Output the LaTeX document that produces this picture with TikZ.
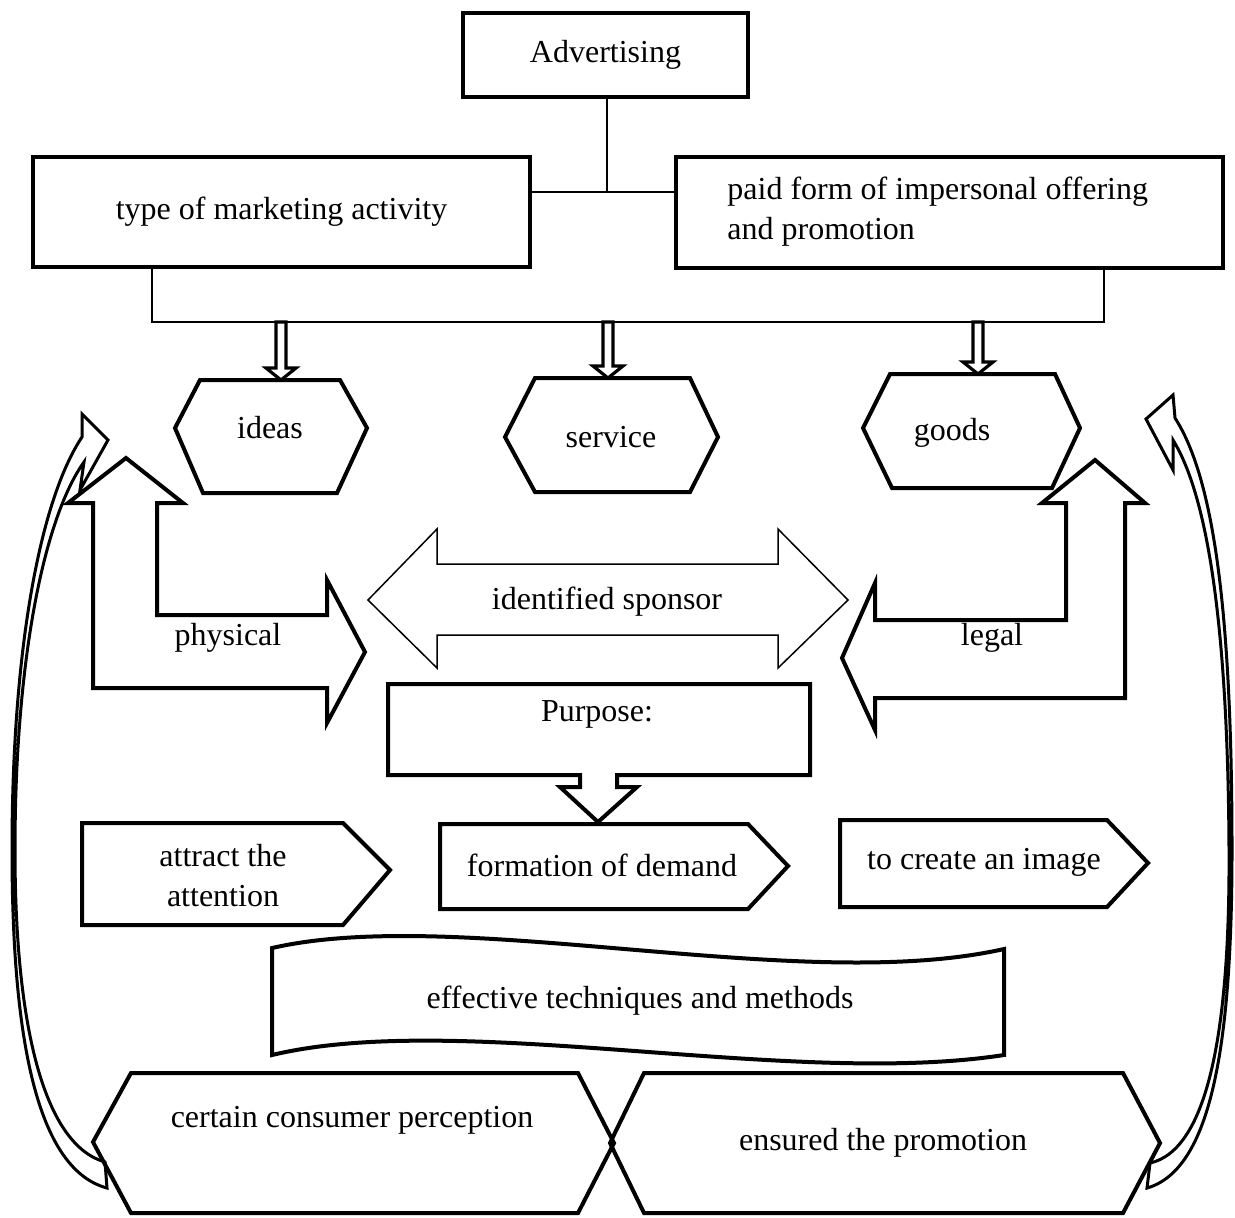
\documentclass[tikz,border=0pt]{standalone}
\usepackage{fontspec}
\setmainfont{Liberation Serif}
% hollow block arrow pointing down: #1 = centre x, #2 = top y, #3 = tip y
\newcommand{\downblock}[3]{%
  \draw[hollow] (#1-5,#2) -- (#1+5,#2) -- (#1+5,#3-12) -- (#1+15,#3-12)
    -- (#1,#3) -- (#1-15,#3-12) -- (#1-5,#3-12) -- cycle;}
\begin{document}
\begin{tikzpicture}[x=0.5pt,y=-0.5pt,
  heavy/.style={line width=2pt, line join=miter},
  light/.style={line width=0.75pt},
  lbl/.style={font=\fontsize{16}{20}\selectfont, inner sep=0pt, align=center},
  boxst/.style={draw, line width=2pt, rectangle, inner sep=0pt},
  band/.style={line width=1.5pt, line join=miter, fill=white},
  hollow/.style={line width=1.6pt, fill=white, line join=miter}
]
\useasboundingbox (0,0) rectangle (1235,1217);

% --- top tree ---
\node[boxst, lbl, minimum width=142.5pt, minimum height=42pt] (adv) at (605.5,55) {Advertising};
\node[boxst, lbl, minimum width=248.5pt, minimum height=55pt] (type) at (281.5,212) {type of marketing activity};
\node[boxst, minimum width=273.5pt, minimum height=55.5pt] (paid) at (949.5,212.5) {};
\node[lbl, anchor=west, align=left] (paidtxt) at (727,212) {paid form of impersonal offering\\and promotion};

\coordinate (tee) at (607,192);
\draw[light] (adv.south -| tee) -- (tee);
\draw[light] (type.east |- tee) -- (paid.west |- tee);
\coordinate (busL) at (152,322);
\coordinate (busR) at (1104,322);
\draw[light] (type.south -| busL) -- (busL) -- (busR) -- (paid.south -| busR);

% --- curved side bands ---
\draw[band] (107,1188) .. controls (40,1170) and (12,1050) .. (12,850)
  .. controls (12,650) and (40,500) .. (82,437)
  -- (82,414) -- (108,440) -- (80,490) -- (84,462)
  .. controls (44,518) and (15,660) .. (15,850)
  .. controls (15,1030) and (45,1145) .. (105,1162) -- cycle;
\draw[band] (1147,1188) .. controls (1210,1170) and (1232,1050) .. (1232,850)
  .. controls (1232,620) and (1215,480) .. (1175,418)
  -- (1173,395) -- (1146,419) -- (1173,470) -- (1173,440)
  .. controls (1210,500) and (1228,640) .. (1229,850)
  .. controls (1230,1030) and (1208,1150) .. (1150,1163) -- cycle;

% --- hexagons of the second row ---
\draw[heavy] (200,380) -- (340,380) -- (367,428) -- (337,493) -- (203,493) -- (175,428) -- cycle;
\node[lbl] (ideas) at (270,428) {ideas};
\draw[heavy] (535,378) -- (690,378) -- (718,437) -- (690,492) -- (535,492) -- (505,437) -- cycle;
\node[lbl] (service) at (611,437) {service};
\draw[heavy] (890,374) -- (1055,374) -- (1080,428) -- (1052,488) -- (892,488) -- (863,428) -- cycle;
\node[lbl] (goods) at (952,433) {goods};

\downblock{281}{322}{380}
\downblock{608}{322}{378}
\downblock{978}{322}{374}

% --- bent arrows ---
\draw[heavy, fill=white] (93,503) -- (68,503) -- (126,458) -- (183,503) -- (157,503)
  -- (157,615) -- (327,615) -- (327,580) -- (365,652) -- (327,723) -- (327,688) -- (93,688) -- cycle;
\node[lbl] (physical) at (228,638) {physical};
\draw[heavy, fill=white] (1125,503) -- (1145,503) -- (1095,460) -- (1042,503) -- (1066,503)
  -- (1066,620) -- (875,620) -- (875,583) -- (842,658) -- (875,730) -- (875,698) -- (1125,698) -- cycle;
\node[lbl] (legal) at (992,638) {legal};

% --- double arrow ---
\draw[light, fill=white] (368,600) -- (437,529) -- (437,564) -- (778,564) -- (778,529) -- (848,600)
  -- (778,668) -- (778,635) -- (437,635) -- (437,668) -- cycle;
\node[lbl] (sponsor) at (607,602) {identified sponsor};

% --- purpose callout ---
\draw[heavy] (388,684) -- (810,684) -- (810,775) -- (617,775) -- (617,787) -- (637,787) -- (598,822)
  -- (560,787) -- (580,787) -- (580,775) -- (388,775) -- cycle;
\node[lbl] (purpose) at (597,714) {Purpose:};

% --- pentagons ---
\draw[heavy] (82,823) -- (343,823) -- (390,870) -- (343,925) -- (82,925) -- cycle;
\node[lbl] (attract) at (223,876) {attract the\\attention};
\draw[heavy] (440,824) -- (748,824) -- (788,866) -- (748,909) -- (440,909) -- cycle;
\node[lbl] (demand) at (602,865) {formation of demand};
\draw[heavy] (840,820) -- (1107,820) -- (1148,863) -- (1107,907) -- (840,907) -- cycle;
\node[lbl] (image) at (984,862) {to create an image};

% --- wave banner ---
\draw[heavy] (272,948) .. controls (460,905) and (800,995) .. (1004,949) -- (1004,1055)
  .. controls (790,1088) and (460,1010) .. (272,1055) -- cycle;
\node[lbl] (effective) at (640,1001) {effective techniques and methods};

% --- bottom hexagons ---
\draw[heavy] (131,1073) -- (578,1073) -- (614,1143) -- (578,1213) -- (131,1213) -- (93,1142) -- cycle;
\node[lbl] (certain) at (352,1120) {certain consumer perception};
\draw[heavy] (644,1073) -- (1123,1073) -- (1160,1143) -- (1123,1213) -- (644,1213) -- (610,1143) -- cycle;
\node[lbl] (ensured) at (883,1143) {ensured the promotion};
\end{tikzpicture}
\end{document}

____

WRITTEN PROBLEM → Only the lines from the start of the material through the line containing "anchor=west, align=left] (paidtxt)" should be transcribed. Pictures stay out.

SOLUTION FOR THIS TASK →
Output the LaTeX document that produces this picture with TikZ.
\documentclass[tikz,border=0pt]{standalone}
\usepackage{fontspec}
\setmainfont{Liberation Serif}
% hollow block arrow pointing down: #1 = centre x, #2 = top y, #3 = tip y
\newcommand{\downblock}[3]{%
  \draw[hollow] (#1-5,#2) -- (#1+5,#2) -- (#1+5,#3-12) -- (#1+15,#3-12)
    -- (#1,#3) -- (#1-15,#3-12) -- (#1-5,#3-12) -- cycle;}
\begin{document}
\begin{tikzpicture}[x=0.5pt,y=-0.5pt,
  heavy/.style={line width=2pt, line join=miter},
  light/.style={line width=0.75pt},
  lbl/.style={font=\fontsize{16}{20}\selectfont, inner sep=0pt, align=center},
  boxst/.style={draw, line width=2pt, rectangle, inner sep=0pt},
  band/.style={line width=1.5pt, line join=miter, fill=white},
  hollow/.style={line width=1.6pt, fill=white, line join=miter}
]
\useasboundingbox (0,0) rectangle (1235,1217);

% --- top tree ---
\node[boxst, lbl, minimum width=142.5pt, minimum height=42pt] (adv) at (605.5,55) {Advertising};
\node[boxst, lbl, minimum width=248.5pt, minimum height=55pt] (type) at (281.5,212) {type of marketing activity};
\node[boxst, minimum width=273.5pt, minimum height=55.5pt] (paid) at (949.5,212.5) {};
\node[lbl, anchor=west, align=left] (paidtxt) at (727,212) {paid form of impersonal offering\\and promotion};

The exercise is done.